Included studies recruited 1473 patients with confirmed severe COVID-19. Of them, 472 patients received tocilizumab while 1001 patients served as a control. Male participants were predominant in all the studies. The male sex OR in TCZ treated group relative to control pooled from the studies using fixed effect model was 1.59 [1.24, 2.04].

The main outcomes:

  1. As demonstrated in Fig. 2, the pooled mortality risk from the included six studies was significantly reduced by 41 % in 7 days, 40 % in 14 days, 28 % in 21 days, and 37% in 28 days in the tocilizumab treated group, compared to the control group using the fixed-effect model. Heterogeneity was not significant (P > 0.05).
  2. In Fig. 3 , the clinical improvement was not statistically significant between the two groups. RR pooled from two studies (Campochiaro et al., 2020; Kewan et al., 2020) using fixed effect model was 1.21 [0.89, 1.64]. Heterogeneity was not significant (P = 0.72).

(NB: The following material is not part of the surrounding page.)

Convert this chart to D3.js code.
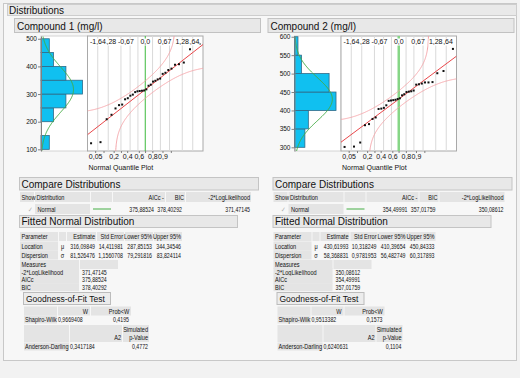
<!DOCTYPE html>
<html>
<head>
<meta charset="utf-8">
<script src="https://cdn.jsdelivr.net/npm/d3@7"></script>
<style>
  body { margin: 0; background: #f2f2f2; }
  text { font-family: "Liberation Sans", Arial, sans-serif; }
</style>
</head>
<body>
<svg id="report"></svg>
<script>
// ---- data ----
let titles = ["Compound 1 (mg/l)", "Compound 2 (mg/l)"];

let compound1 = [122, 126, 209, 225, 248, 260, 262, 281, 285, 294, 298, 307, 310, 311, 312, 313,
                 317, 330, 334, 345, 348, 353, 356, 373, 377, 387, 392, 406, 408, 414, 462, 481];
let compound2 = [301, 302, 313, 360, 363, 377, 381, 404, 405, 407, 414, 426, 427, 428, 429, 431,
                 433, 441, 444, 450, 451, 452, 454, 470, 471, 473, 476, 476, 477, 501, 507, 567];

let yTicks1 = [100, 200, 300, 400, 500];
let yTicks2 = [300, 350, 400, 450, 500, 550, 600];
let binEdges1 = [100, 150, 200, 250, 300, 350, 400, 450, 500];
let binEdges2 = [300, 350, 400, 450, 500, 550, 600];

let fitMean = [316.09849, 430.61993];
let fitSigma = [81.526476, 58.368831];
let bandWidth = 0.15;

let zTicks = [-1.64, -1.28, -0.67, 0, 0.67, 1.28, 1.64];
let zLabels = ["-1,64", "-1,28", "-0,67", "0,0", "0,67", "1,28", "1,64"];
let probGrid = [0.05, 0.1, 0.2, 0.3, 0.4, 0.6, 0.7, 0.8, 0.9, 0.95];
let probTicks = [0.05, 0.2, 0.4, 0.6, 0.8, 0.9];
let probLabels = ["0,05", "0,2", "0,4", "0,6", "0,8", "0,9"];

let compareVals = [["375,88524", "378,40292", "371,47145"], ["354,49991", "357,01759", "350,08612"]];
let paramHead = ["Parameter", "Estimate", "Std Error", "Lower 95%", "Upper 95%"];
let paramRows = [
  [["Location", "\u03bc", "316,09849", "14,411981", "287,85153", "344,34546"],
   ["Dispersion", "\u03c3", "81,526476", "1,1560708", "79,291816", "83,824114"]],
  [["Location", "\u03bc", "430,61993", "10,318249", "410,39654", "450,84333"],
   ["Dispersion", "\u03c3", "58,368831", "0,9781953", "56,482749", "60,317893"]]
];
let measureNames = ["-2*LogLikelihood", "AICc", "BIC"];
let measures = [["371,47145", "375,88524", "378,40292"], ["350,08612", "354,49991", "357,01759"]];
let shapiro = [["0,9669408", "0,4195"], ["0,9513382", "0,1573"]];
let anderson = [["0,3417184", "0,4772"], ["0,6240631", "0,1104"]];

// ---- helpers ----
function qnorm(p) {
  let a = [-39.69683028665376, 220.9460984245205, -275.9285104469687, 138.3577518672690, -30.66479806614716, 2.506628277459239];
  let b = [-54.47609879822406, 161.5858368580409, -155.6989798598866, 66.80131188771972, -13.28068155288572];
  let c = [-0.007784894002430293, -0.3223964580411365, -2.400758277161838, -2.549732539343734, 4.374664141464968, 2.938163982698783];
  let d = [0.007784695709041462, 0.3224671290700398, 2.445134137142996, 3.754408661907416];
  if (p < 0.02425) {
    let q = Math.sqrt(-2 * Math.log(p));
    return (((((c[0]*q+c[1])*q+c[2])*q+c[3])*q+c[4])*q+c[5]) / ((((d[0]*q+d[1])*q+d[2])*q+d[3])*q+1);
  }
  if (p > 1 - 0.02425) return -qnorm(1 - p);
  let q = p - 0.5, r = q * q;
  return (((((a[0]*r+a[1])*r+a[2])*r+a[3])*r+a[4])*r+a[5])*q / (((((b[0]*r+b[1])*r+b[2])*r+b[3])*r+b[4])*r+1);
}
function pnorm(z) {
  let t = 1 / (1 + 0.2316419 * Math.abs(z));
  let y = 0.3989423 * Math.exp(-z * z / 2) * t * (0.3193815 + t * (-0.3565638 + t * (1.781478 + t * (-1.821256 + t * 1.330274))));
  return z > 0 ? 1 - y : y;
}
function txt(g, x, y, s, size, anchor, color, sx) {
  let t = g.append("text").attr("font-size", size)
    .attr("text-anchor", anchor || "start").attr("fill", color || "#111").text(s);
  if (sx) t.attr("transform", `translate(${x},${y}) scale(${sx},1)`);
  else t.attr("x", x).attr("y", y);
  return t;
}
// small report text: JMP's table font is narrow, numbers even more so
function tt(g, x, y, s, anchor, color) {
  return txt(g, x, y, s, 7, anchor, color, /^[\d,]+$/.test(s) ? 0.75 : 0.8);
}
function box(g, x, y, w, h, fill, stroke) {
  return g.append("rect").attr("x", x).attr("y", y).attr("width", w).attr("height", h)
    .attr("fill", fill).attr("stroke", stroke || "none");
}

let svg = d3.select("#report").attr("width", 520).attr("height", 378);
box(svg, 0, 0, 520, 378, "#f2f2f2");
box(svg, 3.5, 3.5, 513, 357, "#f7f7f7", "#c8c8c8");
box(svg, 7.5, 4.5, 509, 11, "#e9e9e9", "#cdcdcd");
txt(svg, 9, 13.5, "Distributions", 10);

const cellFill = "#e4e4e4";

function drawPanel(k, values, yDomain, yTicks, edges) {
  let g = svg.append("g").attr("transform", `translate(${k * 253.5},0)`);
  let mu = fitMean[k], sd = fitSigma[k], n = values.length;

  box(g, 14.5, 18.5, 246, 14, "#e8e8e8", "#c2c2c2");
  txt(g, 17, 29.5, titles[k], 10);

  // histogram
  let y = d3.scaleLinear().domain(yDomain).range([151, 36]);
  let bins = d3.bin().domain([edges[0], edges[edges.length - 1]]).thresholds(edges)(values);
  let hx = d3.scaleLinear().domain([0, d3.max(bins, b => b.length) * 1.12]).range([41, 87.5]);
  box(g, 41, 36, 46.5, 115, "#fff", "#d4d4d4");
  g.append("g").selectAll("rect")
    .data(bins.filter(b => b.length))
    .join("rect")
      .attr("x", hx(0))
      .attr("y", b => y(b.x1))
      .attr("width", b => hx(b.length) - hx(0))
      .attr("height", b => y(b.x0) - y(b.x1))
      .attr("fill", "#10c0f0")
      .attr("stroke", "#2e6a88")
      .attr("stroke-width", 0.8);
  let binW = edges[1] - edges[0];
  let dens = d3.range(yDomain[0], yDomain[1], 2)
    .map(v => [v, n * binW * Math.exp(-0.5 * ((v - mu) / sd) ** 2) / (sd * Math.sqrt(2 * Math.PI))]);
  g.append("path").datum(dens)
    .attr("d", d3.line().x(d => hx(d[1])).y(d => y(d[0])))
    .attr("fill", "none").attr("stroke", "#45ad45").attr("stroke-width", 1);
  g.append("g").attr("transform", "translate(41,0)")
    .call(d3.axisLeft(y).tickValues(yTicks).tickSize(3).tickSizeOuter(0).tickFormat(d3.format("d")))
    .call(a => a.select(".domain").attr("stroke", "#808080"))
    .call(a => a.selectAll(".tick line").attr("stroke", "#808080"))
    .call(a => a.selectAll(".tick text").attr("font-size", 6.5).attr("fill", "#111").attr("x", -4));

  // normal quantile plot
  let qx = d3.scaleLinear().domain([-2, 2]).range([87.5, 203]);
  // JMP lays the probability labels out on a narrower copy of the axis
  let px = d3.scaleLinear().domain([-2, 2]).range([87.5, 179.5]);
  box(g, 87.5, 36, 115.5, 115, "#fff", "#a9a9a9");
  g.append("clipPath").attr("id", "clip" + k)
    .append("rect").attr("x", 87.5).attr("y", 36).attr("width", 115.5).attr("height", 115);
  g.append("g").selectAll("line")
    .data(probGrid)
    .join("line")
      .attr("x1", p => qx(qnorm(p))).attr("x2", p => qx(qnorm(p)))
      .attr("y1", 36).attr("y2", 151)
      .attr("stroke", "#d9d9d9");
  g.append("line").attr("x1", qx(0)).attr("x2", qx(0)).attr("y1", 36).attr("y2", 151)
    .attr("stroke", k == 0 ? "#3dbb3d" : "#86d686").attr("stroke-width", k == 0 ? 1 : 2.5);

  let curves = g.append("g").attr("clip-path", `url(#clip${k})`);
  let line = d3.line().x(d => qx(d[0])).y(d => y(d[1]));
  let zs = d3.range(-2, 2.0001, 0.005);
  let upper = zs.filter(z => pnorm(z) + bandWidth < 0.99999).map(z => [z, mu + sd * qnorm(pnorm(z) + bandWidth)]);
  let lower = zs.filter(z => pnorm(z) - bandWidth > 0.00001).map(z => [z, mu + sd * qnorm(pnorm(z) - bandWidth)]);
  [upper, lower].forEach(c => curves.append("path").datum(c).attr("d", line)
    .attr("fill", "none").attr("stroke", "#f3a3a8").attr("stroke-width", 1));
  curves.append("path").datum([[-2, mu - 2 * sd], [2, mu + 2 * sd]]).attr("d", line)
    .attr("fill", "none").attr("stroke", "#e8474a").attr("stroke-width", 1);

  let sorted = values.slice().sort(d3.ascending);
  g.append("g").selectAll("rect")
    .data(sorted)
    .join("rect")
      .attr("x", (v, i) => qx(qnorm((i + 1) / (n + 1))) - 1)
      .attr("y", v => y(v) - 1)
      .attr("width", 2).attr("height", 2)
      .attr("fill", "#111");

  // quantile labels on top, drawn from the right so the outer ones overlap as in JMP
  let zl = g.append("g");
  zTicks.slice().reverse().forEach((z, j) => {
    let i = zTicks.length - 1 - j;
    let lg = zl.append("g");
    let bg = lg.append("rect").attr("fill", "#fff");
    let t = txt(lg, qx(z), 44, zLabels[i], 7, "middle");
    let w = t.node().getComputedTextLength();
    bg.attr("x", qx(z) - w / 2 - 0.3).attr("y", 38.5).attr("width", w + 0.6).attr("height", 7);
  });

  // probability axis below
  g.append("g").selectAll("line")
    .data(probGrid)
    .join("line")
      .attr("x1", p => px(qnorm(p))).attr("x2", p => px(qnorm(p)))
      .attr("y1", 151).attr("y2", 153)
      .attr("stroke", "#808080");
  probTicks.forEach((p, i) => txt(g, px(qnorm(p)), 159, probLabels[i], 7, "middle"));
  txt(g, 88.5, 169.5, "Normal Quantile Plot", 7);

  // Compare Distributions
  box(g, 19.5, 177.5, 239, 12.5, "#e8e8e8", "#c4c4c4");
  txt(g, 21.5, 187.5, "Compare Distributions", 10);
  [[20, 14], [35, 55], [91, 21], [113, 52], [166, 19], [186, 65]]
    .forEach(c => box(g, c[0], 192, c[1], 10, cellFill));
  tt(g, 21.5, 199.5, "Show");
  tt(g, 36.5, 199.5, "Distribution");
  tt(g, 164, 199.5, "AICc -", "end");
  tt(g, 184, 199.5, "BIC", "end");
  tt(g, 250, 199.5, "-2*LogLikelihood", "end");
  tt(g, 30, 211.5, "\u2713", "middle", "#b0b0b0");
  box(g, 35, 204, 55, 10, cellFill);
  tt(g, 37.5, 211.5, "Normal");
  g.append("line").attr("x1", 93).attr("x2", 111).attr("y1", 209).attr("y2", 209)
    .attr("stroke", "#45ad45");
  compareVals[k].forEach((v, i) => tt(g, [154, 182, 250][i], 211.5, v, "end"));

  // Fitted Normal Distribution
  box(g, 19.5, 215.5, 218, 12, "#e8e8e8", "#c4c4c4");
  txt(g, 21.5, 225, "Fitted Normal Distribution", 10);
  let pcx = [[20, 38], [59, 7], [67, 29], [97, 27], [125, 28], [154, 28]];
  pcx.forEach(c => box(g, c[0], 232, c[1], 9, cellFill));
  tt(g, 21.5, 239, paramHead[0]);
  paramHead.slice(1).forEach((h, i) => tt(g, [95, 123, 152, 181][i], 239, h, "end"));
  paramRows[k].forEach((r, j) => {
    let yy = 248.5 + j * 9;
    box(g, 20, yy - 7, 38, 9, cellFill);
    tt(g, 21.5, yy, r[0]);
    tt(g, 62.5, yy, r[1], "middle");
    r.slice(2).forEach((v, i) => tt(g, [95, 123, 152, 181][i], yy, v, "end"));
  });
  box(g, 20, 260, 59, 9, cellFill);
  box(g, 80, 260, 38, 9, cellFill);
  tt(g, 21.5, 266.5, "Measures");
  measureNames.forEach((m, j) => {
    let yy = 274.5 + j * 7.6;
    box(g, 20, yy - 6.5, 59, 8, cellFill);
    tt(g, 21.5, yy, m);
    tt(g, 82, yy, measures[k][j]);
  });

  // Goodness-of-Fit Test
  box(g, 23.5, 292.5, 87, 12, "#ececec", "#bcbcbc");
  txt(g, 26, 302, "Goodness-of-Fit Test", 8.5);
  [[24, 33], [58, 32], [91, 40]].forEach(c => box(g, c[0], 306.5, c[1], 9, cellFill));
  tt(g, 88, 313.5, "W", "end");
  tt(g, 119, 313.5, "Prob<W", "middle");
  box(g, 24, 315.5, 33, 8, cellFill);
  tt(g, 25, 321.5, "Shapiro-Wilk");
  tt(g, 58, 321.5, shapiro[k][0]);
  tt(g, 121, 321.5, shapiro[k][1], "middle");
  [[24, 45], [70, 52], [123, 26]].forEach(c => box(g, c[0], 325, c[1], 17, cellFill));
  tt(g, 148, 331.5, "Simulated", "end");
  tt(g, 121, 339.5, "A2", "end");
  tt(g, 148, 339.5, "p-Value", "end");
  box(g, 24, 342.5, 45, 8, cellFill);
  tt(g, 25, 348.5, "Anderson-Darling");
  tt(g, 70, 348.5, anderson[k][0]);
  tt(g, 140, 348.5, anderson[k][1], "middle");
}

drawPanel(0, compound1, [94, 510], yTicks1, binEdges1);
drawPanel(1, compound2, [290, 602], yTicks2, binEdges2);
</script>
</body>
</html>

  3. There was no statistically significant difference between the two groups in the change in respiratory support. RR of improvement and worsening in respiratory support pooled from two studies (Campochiaro et al., 2020; Kewan et al., 2020) using fixed effect model was 1.20 [0.91, 1.57] and 0.52 [0.26, 1.04], respectively. Heterogeneity was not significant (P > 0.05).
  4. Additional outcomes:

  1. In Fig. 4, the occurrence of serious adverse events was not significant between the two groups. RD pooled from three studies (Campochiaro et al., 2020; Colaneri et al., 2020; Guaraldi et al., 2020) using fixed effect model was 0.00 [-0.02, 0.03]. Heterogeneity was not significant (χ2 = 0.32,P = 0.85).
  2. The occurrence of bacteremia was not significant between the two groups. RR pooled from three studies (Campochiaro et al., 2020; Guaraldi et al., 2020; Ip et al., 2020) using fixed effect model was 1.25 [0.80, 1.97]. Heterogeneity was not significant (χ2 = 0.16, P = 0.92)

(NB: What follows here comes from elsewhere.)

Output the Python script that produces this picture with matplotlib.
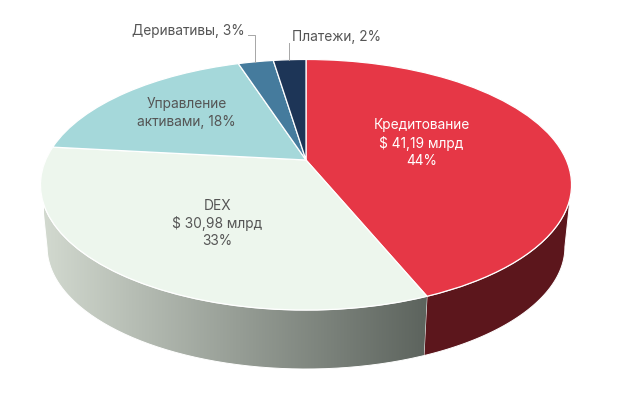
import numpy as np
import matplotlib
matplotlib.use("Agg")
import matplotlib.pyplot as plt
from matplotlib.colors import LinearSegmentedColormap
from matplotlib.transforms import Transform
from matplotlib.path import Path
from matplotlib.patches import PathPatch

categories = ["Кредитование", "DEX", "Управление активами", "Деривативы", "Платежи"]
values = [41.19, 30.98, 17.17, 2.445, 2.257]
top_colors = ["#e63746", "#edf6ed", "#a5d8da", "#457b9d", "#1d3557"]
side_color = "#5c161c"

plt.rcParams["font.family"] = ["Inter", "DejaVu Sans"]
TXT = "#555555"
FS = 9.9

# projection of the pie plane to figure pixels
K = 0.1976
def project(u, v, cx=306.0, cy=160.0, a=260.3, b=120.4):
    w = 1 + K * v
    return cx + a * u / w, cy - b * v / w

def project_low(u, v):
    return project(u, v, cx=306.0, cy=222.7, a=253.8, b=117.4)

class Perspective(Transform):
    input_dims = 2
    output_dims = 2
    is_affine = False
    has_inverse = False
    def transform_non_affine(self, values):
        values = np.asarray(values, dtype=float)
        x, y = project(values[:, 0], values[:, 1])
        return np.column_stack([x, y])

fig = plt.figure(figsize=(6.19, 3.96), dpi=100, facecolor="white")
ax = fig.add_axes([0, 0, 1, 1])

wedges, _ = ax.pie(values, colors=top_colors, startangle=90, counterclock=False,
                   wedgeprops=dict(transform=Perspective() + ax.transData,
                                   edgecolor="white", linewidth=0.9, zorder=3))

# outer wall of the two front slices, from silhouette to silhouette
fractions = np.cumsum([0] + values) / np.sum(values)
tangent = np.arccos(-K) / (2 * np.pi)

def wall_range(f0, f1):
    ang = np.linspace(f0, f1, 200) * 2 * np.pi
    u, v = np.sin(ang), np.cos(ang)
    tx, ty = project(u, v)
    bx, by = project_low(u, v)
    return np.r_[tx, bx[::-1]], np.r_[ty, by[::-1]]

wx, wy = wall_range(tangent, fractions[1])
ax.fill(wx, wy, color=side_color, ec="white", lw=0.7, zorder=1)

dx, dy = wall_range(fractions[1], 1 - tangent)
grad = LinearSegmentedColormap.from_list("g", ["#d2d9cf", "#5b625c"])
im = ax.imshow(np.linspace(0, 1, 256)[None, :], cmap=grad, aspect="auto",
               extent=(44, 432, 372, 180), zorder=1)
clip = PathPatch(Path(np.column_stack([dx, dy])), transform=ax.transData,
                 fc="none", ec="white", lw=0.7, zorder=2)
ax.add_patch(clip)
im.set_clip_path(clip)

ax.set_aspect("auto")
ax.set_xlim(0, 619)
ax.set_ylim(396, 0)
ax.axis("off")

# leaders
ax.plot([248, 255, 255], [35, 35, 61.5], color="#a6a6a6", lw=0.7, zorder=4)
ax.plot([289, 289], [43, 60], color="#a6a6a6", lw=0.7, zorder=4)

kw = dict(ha="center", va="center", fontsize=FS, linespacing=1.3, zorder=5)
ax.text(421.5, 143, "Кредитование\n$ 41,19 млрд\n44%", color="white", **kw)
ax.text(217.5, 223.5, "DEX\n$ 30,98 млрд\n33%", color=TXT, **kw)
ax.text(186.5, 113, "Управление\nактивами, 18%", color=TXT, **kw)
ax.text(245, 31, "Деривативы, 3%", color=TXT, ha="right", va="center", fontsize=FS, zorder=5)
ax.text(292, 37, "Платежи, 2%", color=TXT, ha="left", va="center", fontsize=FS, zorder=5)

fig.savefig("out.png", dpi=100)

  3. The elevation of liver functions was not significant between the two groups. RD pooled from three studies (Campochiaro et al., 2020; Colaneri et al., 2020; Guaraldi et al., 2020) using fixed effect model was -0.00 [-0.03, 0.02]. Heterogeneity was not significant (χ2 = 0.24, P = 0.89).

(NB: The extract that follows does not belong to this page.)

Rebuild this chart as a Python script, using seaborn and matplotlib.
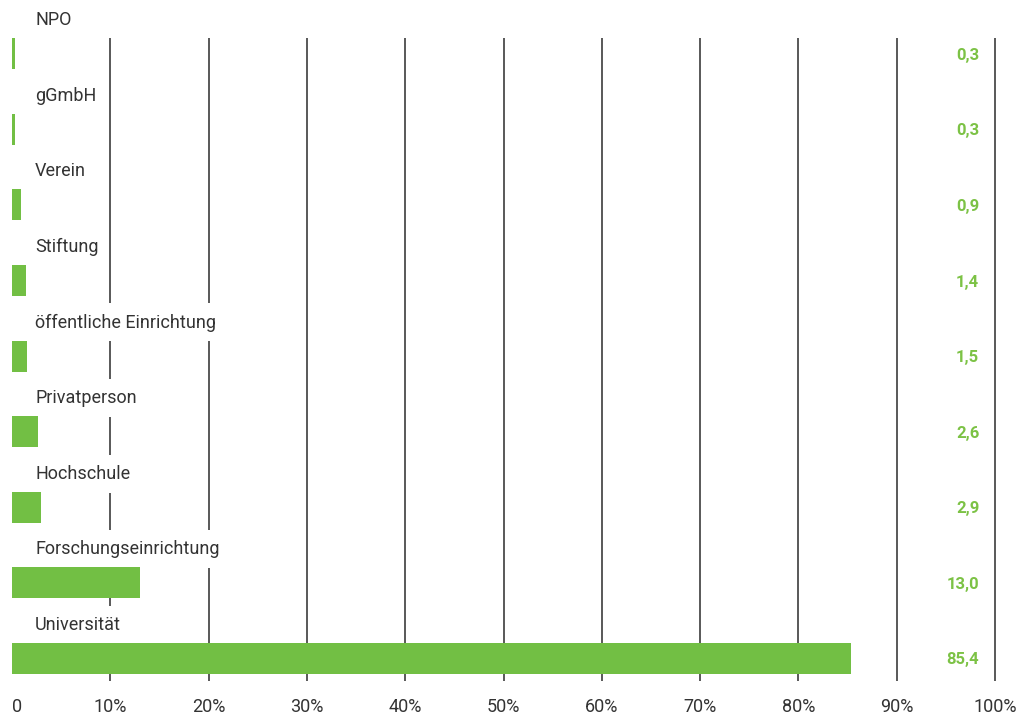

  4. Neutropenia was 9.23 more likely to be occurred in tocilizumab treated group than control group. RR pooled from two studies (Campochiaro et al., 2020; Guaraldi et al., 2020)using fixed effect model was 9.23 [1.06, 80.24]. Heterogeneity was not significant (χ2 = 0.08, P = 0.77)
  5. The occurrence of new infections was significant between the two groups. RD pooled from six studies (Campochiaro et al., 2020; Colaneri et al., 2020; Guaraldi et al., 2020; Ip et al., 2020; Kewan et al., 2020; Somers, Eschenauer, Troost, Golob, Gandhi, Wang, Zhou, Petty, Baang, & Dillman, 2020) using fixed and random effect model was 0.09 [0.05, 0.12] and 0.07 [0.00, 0.14] respectively. Heterogeneity was significant (χ2 = 18.73, P = 0.002).
  6. The occurrence of infusion related reaction was not significant between the two groups. RD pooled from two studies (Campochiaro et al., 2020; Guaraldi et al., 2020) using Fixed effect model was 0.01 [-0.02, 0.03]. Heterogeneity was not significant (χ2 = 0.12, P = 0.73).
  7. Sensitivity analysis:

Based on our assessment of risk of bias, the only two studies showed serious risk of confounding bias, Guaraldi G. et al., and Ip A.et al., were excluded. The same analysis of the combined outcomes was done, and there was no significant difference between the two analyses.